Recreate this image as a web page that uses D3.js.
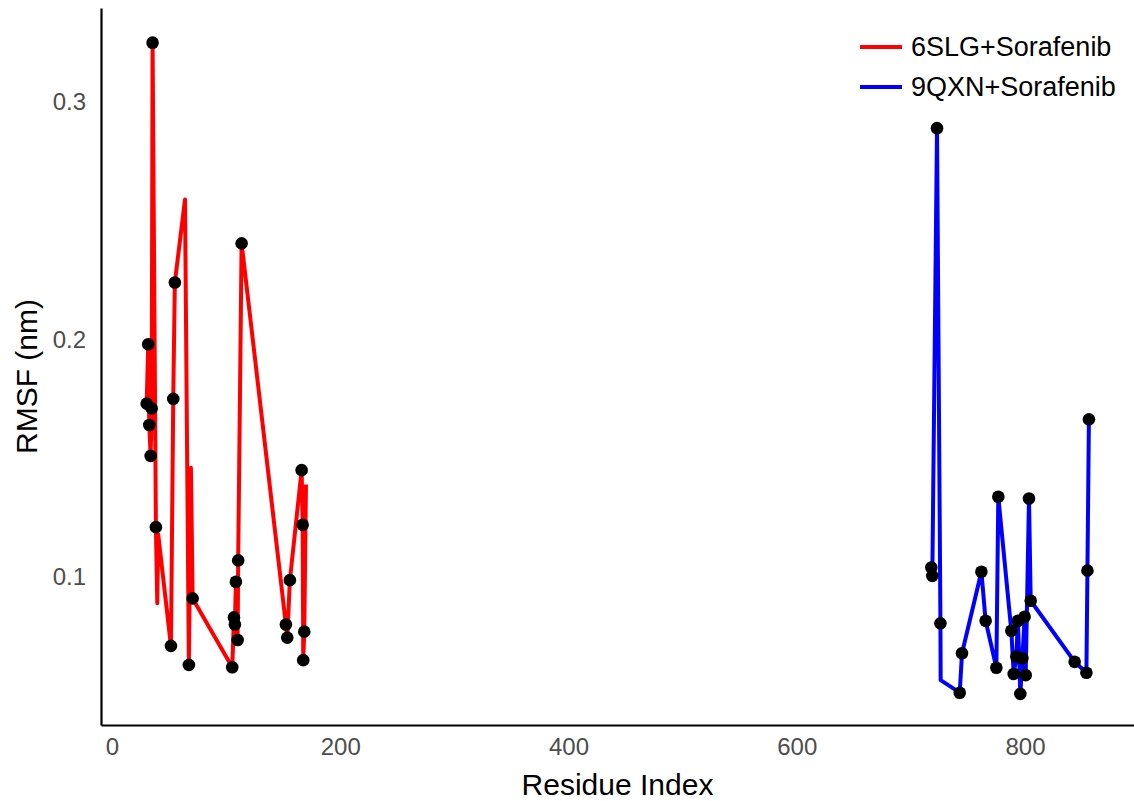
<!DOCTYPE html>
<html>
<head>
<meta charset="utf-8">
<script src="https://cdn.jsdelivr.net/npm/d3@7"></script>
<style>
  body { margin: 0; background: #fff; }
  svg { font-family: "Liberation Sans", Arial, sans-serif; }
</style>
</head>
<body>
<svg width="1134" height="801"></svg>
<script>
// 6SLG+Sorafenib line (residue, rmsf); hit = marker drawn
const redRes  = [30.4, 31.8, 32.7, 33.9, 34.8, 35.6, 38.5, 39.7, 40.5, 51.7, 53.7, 55.1, 64.0, 67.4, 69.2, 70.7,
                 105.4, 106.9, 107.7, 108.6, 110.1, 110.6, 113.6, 152.4, 153.6, 155.9, 166.2, 167.1, 167.6, 168.5, 170.0];
const redVal  = [0.173, 0.198, 0.164, 0.151, 0.171, 0.325, 0.121, 0.089, 0.118, 0.071, 0.175, 0.224, 0.259, 0.063, 0.146, 0.091,
                 0.062, 0.083, 0.080, 0.098, 0.0735, 0.107, 0.2405, 0.080, 0.0745, 0.0987, 0.145, 0.122, 0.065, 0.077, 0.139];
const redHit  = [1,1,1,1,1,1,1,0,0,1,1,1,0,1,0,1, 1,1,1,1,1,1,1,1,1,1,1,1,1,1,0];

// 9QXN+Sorafenib
const blueRes = [717.9, 718.8, 722.9, 725.9, 726.1, 742.8, 744.8, 761.8, 765.5, 774.9, 776.6, 788.0, 790.1, 792.4,
                 793.8, 795.9, 797.7, 799.7, 800.6, 803.5, 805.0, 843.5, 853.8, 854.7, 856.0];
const blueVal = [0.104, 0.1005, 0.289, 0.0805, 0.0566, 0.0513, 0.0679, 0.1022, 0.0816, 0.0618, 0.1338, 0.0774, 0.0592, 0.0665,
                 0.0816, 0.0508, 0.0658, 0.0833, 0.0587, 0.1331, 0.090, 0.0643, 0.0597, 0.1027, 0.1664];
const blueHit = [1,1,1,1,0,1,1,1,1,1,1,1,1,1,1,1,1,1,1,1,1,1,1,1,1];

const seriesNames = ["6SLG+Sorafenib", "9QXN+Sorafenib"];
const seriesColors = ["#ff0000", "#0000ff"];
const xTicks = [0, 200, 400, 600, 800];
const yTicks = [0.1, 0.2, 0.3];

const svg = d3.select("svg");
const mLeft = 101, mRight = 1134, mTop = 8, mBottom = 725;

const x = d3.scaleLinear().domain([-9.6, 895.5]).range([mLeft, mRight]);
const y = d3.scaleLinear().domain([0.0377, 0.3396]).range([mBottom, mTop]);

function toPts(res, val, hit) {
  return res.map((r, i) => ({x: r, y: val[i], hit: hit[i]}));
}
const series = [toPts(redRes, redVal, redHit), toPts(blueRes, blueVal, blueHit)];

const line = d3.line().x(d => x(d.x)).y(d => y(d.y));

series.forEach((pts, i) => {
  svg.append("path").datum(pts)
    .attr("d", line)
    .attr("fill", "none")
    .attr("stroke", seriesColors[i])
    .attr("stroke-width", 4)
    .attr("stroke-linejoin", "round");
});

series.forEach(pts => {
  svg.append("g").selectAll("circle")
    .data(pts.filter(d => d.hit))
    .join("circle")
    .attr("cx", d => x(d.x))
    .attr("cy", d => y(d.y))
    .attr("r", 6.3)
    .attr("fill", "#000");
});

// axes
const xAxis = svg.append("g").attr("transform", `translate(0,${mBottom})`)
  .call(d3.axisBottom(x).tickValues(xTicks).tickSize(0).tickPadding(13));
const yAxis = svg.append("g").attr("transform", `translate(${mLeft},0)`)
  .call(d3.axisLeft(y).tickValues(yTicks).tickSize(0).tickPadding(15).tickFormat(d3.format(".1f")));
[xAxis, yAxis].forEach(a => {
  a.select(".domain").attr("stroke", "#000").attr("stroke-width", 2.2);
  a.selectAll("text").attr("fill", "#4d4d4d").style("font-size", "24px");
});

svg.append("text")
  .attr("x", (mLeft + mRight) / 2).attr("y", 795)
  .attr("text-anchor", "middle")
  .style("font-size", "30px")
  .text("Residue Index");

svg.append("text")
  .attr("transform", `translate(37,${(mTop + mBottom) / 2 + 10}) rotate(-90)`)
  .attr("text-anchor", "middle")
  .style("font-size", "30px")
  .text("RMSF (nm)");

// legend
const legend = svg.append("g").attr("transform", "translate(860,47)");
seriesNames.forEach((name, i) => {
  const g = legend.append("g").attr("transform", `translate(0,${i * 40})`);
  g.append("line").attr("x1", 0).attr("x2", 42).attr("y1", 0).attr("y2", 0)
    .attr("stroke", seriesColors[i]).attr("stroke-width", 4);
  g.append("text").attr("x", 51).attr("y", 0).attr("dy", "0.35em")
    .style("font-size", "27px").attr("fill", "#000").text(name);
});
</script>
</body>
</html>
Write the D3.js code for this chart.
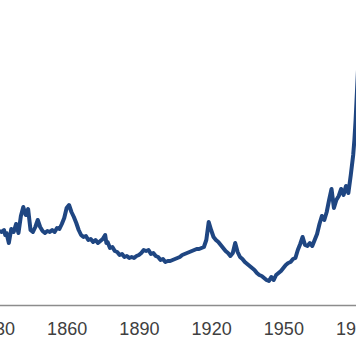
-- -- --
Problem to work on: Each line above is to be copied verbatim. Drop any image from the copy.

In response:
Recreate this image as a web page that uses D3.js.
<!DOCTYPE html>
<html>
<head>
<meta charset="utf-8">
<script src="https://cdn.jsdelivr.net/npm/d3@7"></script>
<style>
  body { margin: 0; background: #fff; }
  svg { font-family: "Liberation Sans", Arial, sans-serif; }
</style>
</head>
<body>
<svg width="1134" height="801"></svg>
<script>
// 6SLG+Sorafenib line (residue, rmsf); hit = marker drawn
const redRes  = [30.4, 31.8, 32.7, 33.9, 34.8, 35.6, 38.5, 39.7, 40.5, 51.7, 53.7, 55.1, 64.0, 67.4, 69.2, 70.7,
                 105.4, 106.9, 107.7, 108.6, 110.1, 110.6, 113.6, 152.4, 153.6, 155.9, 166.2, 167.1, 167.6, 168.5, 170.0];
const redVal  = [0.173, 0.198, 0.164, 0.151, 0.171, 0.325, 0.121, 0.089, 0.118, 0.071, 0.175, 0.224, 0.259, 0.063, 0.146, 0.091,
                 0.062, 0.083, 0.080, 0.098, 0.0735, 0.107, 0.2405, 0.080, 0.0745, 0.0987, 0.145, 0.122, 0.065, 0.077, 0.139];
const redHit  = [1,1,1,1,1,1,1,0,0,1,1,1,0,1,0,1, 1,1,1,1,1,1,1,1,1,1,1,1,1,1,0];

// 9QXN+Sorafenib
const blueRes = [717.9, 718.8, 722.9, 725.9, 726.1, 742.8, 744.8, 761.8, 765.5, 774.9, 776.6, 788.0, 790.1, 792.4,
                 793.8, 795.9, 797.7, 799.7, 800.6, 803.5, 805.0, 843.5, 853.8, 854.7, 856.0];
const blueVal = [0.104, 0.1005, 0.289, 0.0805, 0.0566, 0.0513, 0.0679, 0.1022, 0.0816, 0.0618, 0.1338, 0.0774, 0.0592, 0.0665,
                 0.0816, 0.0508, 0.0658, 0.0833, 0.0587, 0.1331, 0.090, 0.0643, 0.0597, 0.1027, 0.1664];
const blueHit = [1,1,1,1,0,1,1,1,1,1,1,1,1,1,1,1,1,1,1,1,1,1,1,1,1];

const seriesNames = ["6SLG+Sorafenib", "9QXN+Sorafenib"];
const seriesColors = ["#ff0000", "#0000ff"];
const xTicks = [0, 200, 400, 600, 800];
const yTicks = [0.1, 0.2, 0.3];

const svg = d3.select("svg");
const mLeft = 101, mRight = 1134, mTop = 8, mBottom = 725;

const x = d3.scaleLinear().domain([-9.6, 895.5]).range([mLeft, mRight]);
const y = d3.scaleLinear().domain([0.0377, 0.3396]).range([mBottom, mTop]);

function toPts(res, val, hit) {
  return res.map((r, i) => ({x: r, y: val[i], hit: hit[i]}));
}
const series = [toPts(redRes, redVal, redHit), toPts(blueRes, blueVal, blueHit)];

const line = d3.line().x(d => x(d.x)).y(d => y(d.y));

series.forEach((pts, i) => {
  svg.append("path").datum(pts)
    .attr("d", line)
    .attr("fill", "none")
    .attr("stroke", seriesColors[i])
    .attr("stroke-width", 4)
    .attr("stroke-linejoin", "round");
});

series.forEach(pts => {
  svg.append("g").selectAll("circle")
    .data(pts.filter(d => d.hit))
    .join("circle")
    .attr("cx", d => x(d.x))
    .attr("cy", d => y(d.y))
    .attr("r", 6.3)
    .attr("fill", "#000");
});

// axes
const xAxis = svg.append("g").attr("transform", `translate(0,${mBottom})`)
  .call(d3.axisBottom(x).tickValues(xTicks).tickSize(0).tickPadding(13));
const yAxis = svg.append("g").attr("transform", `translate(${mLeft},0)`)
  .call(d3.axisLeft(y).tickValues(yTicks).tickSize(0).tickPadding(15).tickFormat(d3.format(".1f")));
[xAxis, yAxis].forEach(a => {
  a.select(".domain").attr("stroke", "#000").attr("stroke-width", 2.2);
  a.selectAll("text").attr("fill", "#4d4d4d").style("font-size", "24px");
});

svg.append("text")
  .attr("x", (mLeft + mRight) / 2).attr("y", 795)
  .attr("text-anchor", "middle")
  .style("font-size", "30px")
  .text("Residue Index");

svg.append("text")
  .attr("transform", `translate(37,${(mTop + mBottom) / 2 + 10}) rotate(-90)`)
  .attr("text-anchor", "middle")
  .style("font-size", "30px")
  .text("RMSF (nm)");

// legend
const legend = svg.append("g").attr("transform", "translate(860,47)");
seriesNames.forEach((name, i) => {
  const g = legend.append("g").attr("transform", `translate(0,${i * 40})`);
  g.append("line").attr("x1", 0).attr("x2", 42).attr("y1", 0).attr("y2", 0)
    .attr("stroke", seriesColors[i]).attr("stroke-width", 4);
  g.append("text").attr("x", 51).attr("y", 0).attr("dy", "0.35em")
    .style("font-size", "27px").attr("fill", "#000").text(name);
});
</script>
</body>
</html>
Write the D3.js code for this chart.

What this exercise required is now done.